This collection of essays, from an Oxford conference on "English language, the media and global communication", examines the many forces acting on our language in our time. In doing so, it sheds light on the way language develops in all societies and times.

Take the example of McDonald's, which, like many modern companies, has discovered that customer relations is a major factor in competition, and trains its employees to address customers in a particular register shown to satisfy. The idiom has emerged from close study of employee-customer interactions. McDonald's modes of address feed into a wider set of changes, all reflecting the successful exploitation of new ways to address customers seeking hamburgers. A change in social-economic relationships, reflected in the language of address, travels around the globe and, as McDonald's moves from one society to another, it spreads the lessons it has learnt in Chicago to Budapest and Beijing, Bradford and Bangalore. The linguistic innovations it has pioneered spread through the service industries from language to language.

Another comparable modern institution impacting on the language is the talk show, particularly the US variety that is sold around the world and spawns myriad imitators.
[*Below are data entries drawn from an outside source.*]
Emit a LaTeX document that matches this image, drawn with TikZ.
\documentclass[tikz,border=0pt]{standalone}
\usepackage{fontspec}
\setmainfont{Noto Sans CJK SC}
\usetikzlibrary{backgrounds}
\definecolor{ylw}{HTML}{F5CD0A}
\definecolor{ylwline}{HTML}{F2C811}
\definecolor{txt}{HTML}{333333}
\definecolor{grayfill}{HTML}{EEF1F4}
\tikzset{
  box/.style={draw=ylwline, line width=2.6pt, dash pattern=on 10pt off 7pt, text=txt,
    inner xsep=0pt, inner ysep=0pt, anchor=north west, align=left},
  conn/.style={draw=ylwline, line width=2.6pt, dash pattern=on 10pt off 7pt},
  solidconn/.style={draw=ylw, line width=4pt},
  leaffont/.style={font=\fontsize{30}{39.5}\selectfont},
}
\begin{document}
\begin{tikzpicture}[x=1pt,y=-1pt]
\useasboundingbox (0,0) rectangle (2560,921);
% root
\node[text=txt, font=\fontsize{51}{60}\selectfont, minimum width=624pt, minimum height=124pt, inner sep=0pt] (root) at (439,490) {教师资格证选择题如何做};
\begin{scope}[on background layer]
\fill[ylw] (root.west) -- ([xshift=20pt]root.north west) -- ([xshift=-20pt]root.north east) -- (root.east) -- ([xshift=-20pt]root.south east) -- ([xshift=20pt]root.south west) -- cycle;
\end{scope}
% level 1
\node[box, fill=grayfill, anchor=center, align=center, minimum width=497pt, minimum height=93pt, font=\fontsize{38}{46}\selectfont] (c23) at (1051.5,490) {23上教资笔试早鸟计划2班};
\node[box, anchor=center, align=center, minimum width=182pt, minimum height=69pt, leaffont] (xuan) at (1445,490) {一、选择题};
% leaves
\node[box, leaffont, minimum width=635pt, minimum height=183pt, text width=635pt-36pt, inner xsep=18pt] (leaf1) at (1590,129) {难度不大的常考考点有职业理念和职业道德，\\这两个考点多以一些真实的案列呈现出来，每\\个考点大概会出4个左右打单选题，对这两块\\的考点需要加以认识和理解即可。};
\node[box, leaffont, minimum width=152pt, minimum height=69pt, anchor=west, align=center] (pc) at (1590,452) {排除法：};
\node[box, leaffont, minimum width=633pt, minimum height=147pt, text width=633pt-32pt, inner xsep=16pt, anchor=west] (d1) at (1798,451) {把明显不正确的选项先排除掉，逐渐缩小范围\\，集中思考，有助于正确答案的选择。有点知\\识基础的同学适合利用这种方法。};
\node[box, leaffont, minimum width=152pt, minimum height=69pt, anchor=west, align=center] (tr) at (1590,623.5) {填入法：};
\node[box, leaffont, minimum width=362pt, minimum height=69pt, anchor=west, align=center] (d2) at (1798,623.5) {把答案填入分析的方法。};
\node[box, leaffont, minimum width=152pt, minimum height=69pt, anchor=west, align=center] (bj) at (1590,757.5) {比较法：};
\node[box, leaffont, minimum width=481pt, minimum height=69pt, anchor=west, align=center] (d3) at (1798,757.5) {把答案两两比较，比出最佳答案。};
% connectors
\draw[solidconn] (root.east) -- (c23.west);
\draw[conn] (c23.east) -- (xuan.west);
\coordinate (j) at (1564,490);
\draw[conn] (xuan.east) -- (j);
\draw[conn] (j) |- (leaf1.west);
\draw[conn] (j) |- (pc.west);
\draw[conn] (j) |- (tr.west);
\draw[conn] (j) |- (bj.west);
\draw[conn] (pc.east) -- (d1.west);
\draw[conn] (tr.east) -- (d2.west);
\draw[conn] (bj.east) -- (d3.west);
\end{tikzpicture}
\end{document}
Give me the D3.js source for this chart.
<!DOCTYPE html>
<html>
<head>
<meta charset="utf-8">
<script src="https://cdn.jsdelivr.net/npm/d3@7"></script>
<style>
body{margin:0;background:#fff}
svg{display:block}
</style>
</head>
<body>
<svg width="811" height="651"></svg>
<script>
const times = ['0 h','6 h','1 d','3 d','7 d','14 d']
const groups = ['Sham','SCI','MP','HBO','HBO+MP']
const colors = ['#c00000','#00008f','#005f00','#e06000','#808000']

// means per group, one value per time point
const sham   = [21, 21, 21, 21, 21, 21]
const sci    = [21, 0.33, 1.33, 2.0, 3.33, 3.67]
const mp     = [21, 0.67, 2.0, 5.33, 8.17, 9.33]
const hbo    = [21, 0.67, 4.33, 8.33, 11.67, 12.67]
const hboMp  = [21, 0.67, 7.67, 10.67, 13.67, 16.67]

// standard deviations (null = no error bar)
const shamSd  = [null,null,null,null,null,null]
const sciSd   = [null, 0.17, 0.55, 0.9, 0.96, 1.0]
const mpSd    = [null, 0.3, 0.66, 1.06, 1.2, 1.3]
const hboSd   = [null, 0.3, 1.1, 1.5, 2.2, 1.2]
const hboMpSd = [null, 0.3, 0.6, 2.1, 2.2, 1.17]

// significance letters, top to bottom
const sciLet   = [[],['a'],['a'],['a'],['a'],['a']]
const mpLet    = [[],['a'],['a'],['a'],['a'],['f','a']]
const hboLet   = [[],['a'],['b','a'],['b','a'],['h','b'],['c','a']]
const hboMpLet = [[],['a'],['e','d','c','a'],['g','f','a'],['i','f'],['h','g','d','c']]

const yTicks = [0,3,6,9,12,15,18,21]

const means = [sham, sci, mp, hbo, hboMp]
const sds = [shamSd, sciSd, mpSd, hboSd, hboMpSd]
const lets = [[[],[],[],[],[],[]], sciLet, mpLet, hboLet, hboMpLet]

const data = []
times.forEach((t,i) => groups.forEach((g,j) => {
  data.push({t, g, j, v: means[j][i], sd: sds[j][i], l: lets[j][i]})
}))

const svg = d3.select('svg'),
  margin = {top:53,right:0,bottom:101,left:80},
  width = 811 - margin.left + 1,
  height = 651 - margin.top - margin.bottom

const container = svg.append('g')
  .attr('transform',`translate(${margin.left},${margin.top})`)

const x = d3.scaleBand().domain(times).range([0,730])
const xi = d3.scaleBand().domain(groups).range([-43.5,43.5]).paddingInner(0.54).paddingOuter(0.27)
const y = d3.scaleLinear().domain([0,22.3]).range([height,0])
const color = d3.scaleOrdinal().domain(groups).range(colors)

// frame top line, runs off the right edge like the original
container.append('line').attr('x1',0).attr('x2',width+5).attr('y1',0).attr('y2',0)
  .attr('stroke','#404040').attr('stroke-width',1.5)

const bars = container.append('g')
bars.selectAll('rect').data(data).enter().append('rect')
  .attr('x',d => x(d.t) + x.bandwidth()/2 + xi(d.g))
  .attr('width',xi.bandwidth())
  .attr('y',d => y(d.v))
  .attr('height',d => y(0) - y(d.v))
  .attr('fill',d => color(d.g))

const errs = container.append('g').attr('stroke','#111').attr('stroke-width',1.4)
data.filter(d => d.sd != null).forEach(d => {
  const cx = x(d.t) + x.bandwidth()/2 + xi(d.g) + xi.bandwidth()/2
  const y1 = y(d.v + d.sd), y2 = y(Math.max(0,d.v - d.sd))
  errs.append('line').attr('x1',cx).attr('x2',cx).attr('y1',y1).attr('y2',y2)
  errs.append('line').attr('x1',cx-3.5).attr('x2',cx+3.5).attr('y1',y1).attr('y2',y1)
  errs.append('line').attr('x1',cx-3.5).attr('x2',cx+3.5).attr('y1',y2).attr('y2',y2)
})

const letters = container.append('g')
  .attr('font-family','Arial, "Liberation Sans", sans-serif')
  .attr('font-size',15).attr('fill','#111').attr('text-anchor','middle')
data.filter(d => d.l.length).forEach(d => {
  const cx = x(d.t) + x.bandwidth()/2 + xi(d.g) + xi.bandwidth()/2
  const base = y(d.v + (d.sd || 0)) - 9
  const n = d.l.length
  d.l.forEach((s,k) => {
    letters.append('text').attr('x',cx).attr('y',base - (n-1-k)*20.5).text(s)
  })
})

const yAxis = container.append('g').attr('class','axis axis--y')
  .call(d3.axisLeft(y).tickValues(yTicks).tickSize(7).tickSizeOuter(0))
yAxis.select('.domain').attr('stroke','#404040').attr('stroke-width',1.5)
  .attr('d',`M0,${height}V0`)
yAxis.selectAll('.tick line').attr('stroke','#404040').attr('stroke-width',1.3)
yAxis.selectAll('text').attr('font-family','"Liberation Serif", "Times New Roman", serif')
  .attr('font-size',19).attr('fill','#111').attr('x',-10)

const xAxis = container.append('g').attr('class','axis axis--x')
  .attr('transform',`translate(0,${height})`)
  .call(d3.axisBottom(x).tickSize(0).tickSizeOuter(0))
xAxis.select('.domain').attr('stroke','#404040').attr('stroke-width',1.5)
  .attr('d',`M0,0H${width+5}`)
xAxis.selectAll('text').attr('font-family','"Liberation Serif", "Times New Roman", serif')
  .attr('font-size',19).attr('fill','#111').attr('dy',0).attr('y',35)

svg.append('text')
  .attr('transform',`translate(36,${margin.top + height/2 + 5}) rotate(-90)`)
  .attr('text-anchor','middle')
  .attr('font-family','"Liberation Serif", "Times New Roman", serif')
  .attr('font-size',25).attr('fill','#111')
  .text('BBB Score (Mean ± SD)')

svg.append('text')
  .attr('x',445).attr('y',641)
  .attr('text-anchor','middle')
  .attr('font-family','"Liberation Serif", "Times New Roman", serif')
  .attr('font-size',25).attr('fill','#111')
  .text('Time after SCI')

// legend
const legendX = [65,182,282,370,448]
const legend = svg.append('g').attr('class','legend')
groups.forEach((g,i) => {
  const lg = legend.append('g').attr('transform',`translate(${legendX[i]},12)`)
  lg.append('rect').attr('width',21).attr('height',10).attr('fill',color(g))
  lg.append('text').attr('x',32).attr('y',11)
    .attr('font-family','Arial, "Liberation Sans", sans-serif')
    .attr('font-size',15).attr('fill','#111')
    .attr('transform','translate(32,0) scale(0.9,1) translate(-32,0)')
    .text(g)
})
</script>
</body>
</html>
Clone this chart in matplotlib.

The Oprah Winfrey Show becomes a globally available style of discourse. The open and sincere discourse of the talk show spreads its ideology along with its linguistic forms. In their time, classical literary forms spread through biblical discourse in a similar way. Today, the mass media and mass marketing have taken over and become the chief "focusing agents" - the catalysts of linguistic variation.

While good customer relations give rise to a new civility and emotional openness, there is also a new discourse of incivility, an openly virulent language. One of the essay writers ascribes this to the inclusion of new groups in public political discourse; the coarse displays of non-standard English on US television are the results of democracy rather than incivility or, rather, we are witnessing the linguistic outcome of the ousting of middle and upper-class white males from their monopoly of language control by other classes and ethnic groups.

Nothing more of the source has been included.